2021 also saw additional product updates, such as a much improved public changelog:
We also launched a new developer dashboard that offers real-time usage and spend data for developers, as well as a web interface to quickly transcribe a video or audio file from your browser, so that you can quickly try AssemblyAI’s models without having to write any code.
Our social media accounts grew too! We launched a new YouTube channel featuring original Deep Learning content and tutorials. It quickly grew to over 300 subscribers in under 30 days!
We kicked off the year publishing an overview of End-to-End Architectures for Speech Recognition (2021). In this review, we published the major differences between popular, modern architectures for Automatic Speech Recognition - including LAS, CTC, and RNN-T.

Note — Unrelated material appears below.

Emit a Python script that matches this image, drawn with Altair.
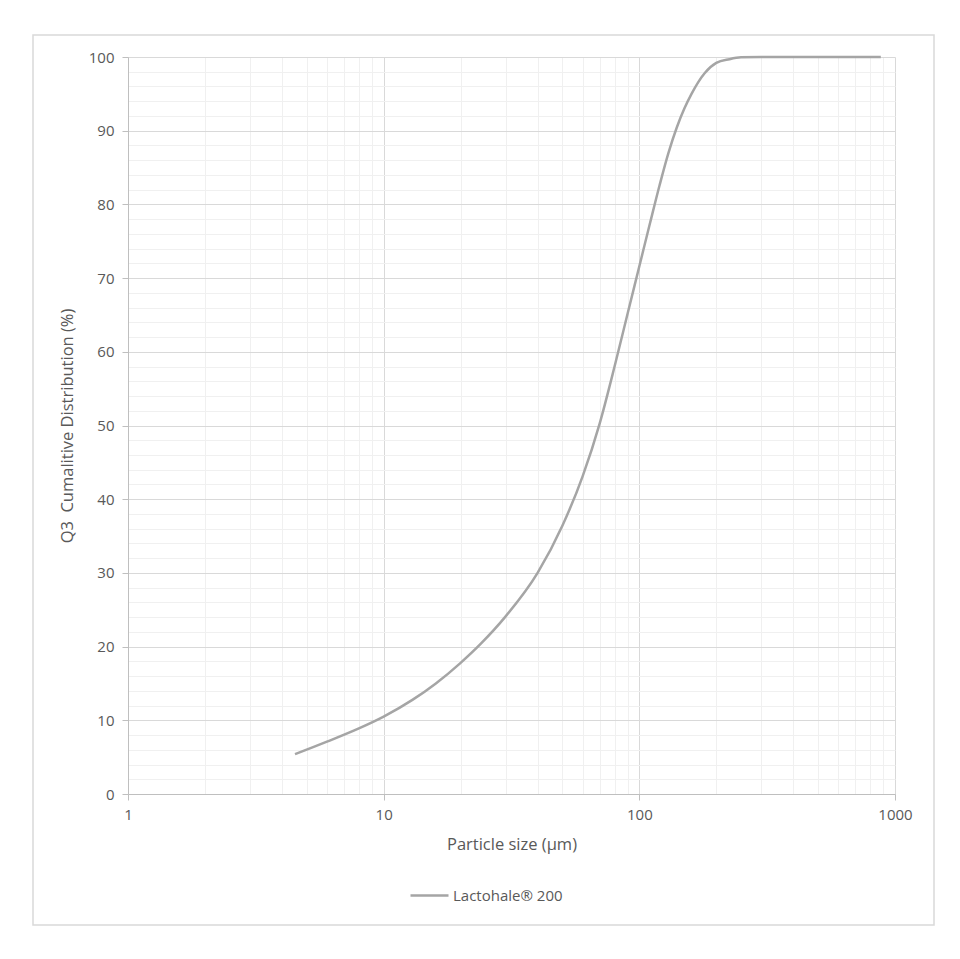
import altair as alt
import pandas as pd

# Particle size (µm) and cumulative distribution (%)
size_um = [4.5, 6, 8, 10, 13, 16, 20, 24, 30, 40, 50, 60, 70, 80, 90, 100,
           110, 120, 130, 140, 150, 160, 180, 200, 225, 250, 300, 400, 600, 880]
q3_pct = [5.4, 7.1, 8.9, 10.5, 12.8, 15.0, 17.8, 20.4, 24.1, 30.0, 36.4, 43.1,
          50.3, 58.0, 65.2, 71.6, 77.4, 82.6, 87.0, 90.4, 93.0, 95.0, 97.8,
          99.2, 99.7, 99.95, 100.0, 100.0, 100.0, 100.0]
series_name = "Lactohale\u00ae 200"

x_grid_values = [1, 2, 3, 4, 5, 6, 7, 8, 9, 10, 20, 30, 40, 50, 60, 70, 80, 90,
                 100, 200, 300, 400, 500, 600, 700, 800, 900, 1000]
y_grid_values = list(range(0, 101, 2))

df = pd.DataFrame({"size": size_um, "q3": q3_pct, "series": series_name})

FONT = "Open Sans"
TXT = "#595959"
MAJOR_X = "indexof([1,10,100,1000], datum.value) >= 0"

x_axis = alt.Axis(
    title="Particle size (\u00b5m)",
    values=x_grid_values,
    format="d",
    labelExpr=MAJOR_X + " ? datum.label : ''",
    grid=True,
    gridColor={"condition": {"test": MAJOR_X, "value": "#d9d9d9"}, "value": "#f0f0f0"},
    tickOpacity={"condition": {"test": MAJOR_X, "value": 1}, "value": 0},
    tickColor="#bfbfbf",
    tickSize=6,
    domainColor="#bfbfbf",
    labelPadding=7,
    labelFlush=False,
    labelOverlap=False,
    titlePadding=14,
)

y_axis = alt.Axis(
    title="Q3\u00a0 Cumalitive Distribution (%)",
    values=y_grid_values,
    labelExpr="datum.value % 10 == 0 ? datum.label : ''",
    grid=True,
    gridColor={"condition": {"test": "datum.value % 10 == 0", "value": "#d9d9d9"},
               "value": "#f0f0f0"},
    tickOpacity={"condition": {"test": "datum.value % 10 == 0", "value": 1},
                 "value": 0},
    tickColor="#bfbfbf",
    tickSize=6,
    domainColor="#bfbfbf",
    labelPadding=8,
    labelOverlap=False,
    titlePadding=13,
)

line = alt.Chart(df).mark_line(strokeWidth=2.5, interpolate="monotone").encode(
    x=alt.X("size:Q", scale=alt.Scale(type="log", domain=[1, 1000], nice=False), axis=x_axis),
    y=alt.Y("q3:Q", scale=alt.Scale(domain=[0, 100], nice=False), axis=y_axis),
    color=alt.Color(
        "series:N",
        scale=alt.Scale(domain=[series_name], range=["#a5a5a5"]),
        legend=alt.Legend(
            title=None, orient="none", legendX=281, legendY=818,
            symbolType="stroke", symbolSize=1444, symbolStrokeWidth=2.5,
            labelFontSize=15, labelColor=TXT, labelFont=FONT, labelOffset=3,
        ),
    ),
)

border = alt.Chart(alt.Data(values=[{}])).mark_rect(
    filled=False, stroke="#d9d9d9", strokeWidth=1.5, clip=False
).encode(
    x=alt.value(-95), x2=alt.value(806), y=alt.value(-22), y2=alt.value(868)
)

chart = alt.layer(line, border).properties(
    width=767, height=737,
    autosize=alt.AutoSizeParams(type="none"),
    padding={"left": 120, "top": 49, "right": 50, "bottom": 140},
).configure_view(stroke=None).configure_axis(
    labelFont=FONT, titleFont=FONT, labelFontSize=15, titleFontSize=16.5,
    labelColor=TXT, titleColor=TXT, titleFontWeight="normal",
)

chart.save("out.html", embed_options={"renderer": "svg", "actions": False})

Later in the year, we published a deep dive into how Transducer models (2021) can be used for Automatic Speech Recognition with high accuracy, and went into more detail about how they compare to the more common CTC model architecture.
As a startup building large scale Transformer models, we shared some of the lessons we’ve learned and tips for other startups in the AI space. We also started our popular Weekly Deep Learning Paper Review series - where our research team provides commentary on exciting new research that’s coming out from the broader AI research community. For example, we looked at:
- VICReg: Variance-Invariance-Covariance Regularization for Self-Supervised Learning
- SimCLS and RefSum - Summarization Techniques
- Speech processing Universal Performance Benchmark Review
- Pretraining Representations for Data-Efficient Reinforcement Learning
- ...and many others!
AssemblyAI was recognized as both a Fall and Winter 2021 High Performer and Momentum Leader on G2!
The High Performer award recognizes products with high customer satisfaction scores. The Momentum Leader award recognizes products in the top 25% of their category’s products. AssemblyAI rates an average of 4.8 out of 5 stars on the G2 platform.
Top Blog Posts
We produced 81 pieces of blog content in 2021!
Here were the top 10 blog posts:
- How to Train Large Deep Learning Models as a Startup
- PyTorch vs TensorFlow in 2022
- Real Time Speech Recognition with Python
- The State of Python Speech Recognition in 2021
- DeepSpeech for Dummies - A Tutorial and Overview
- PyTorch Lightning for Dummies - A Tutorial and Overview
- Getting started with HttpClientFactory in C# and .NET 5
- Python Speech Recognition in Under 25 Lines of Code
- Fine-Tuning Transformers for NLP
- Building an End-to-End Speech Recognition Model in PyTorch
A Year Wrapped
We can’t wait to hit the ground running in 2022! Thank you for coming along with us on this exciting journey!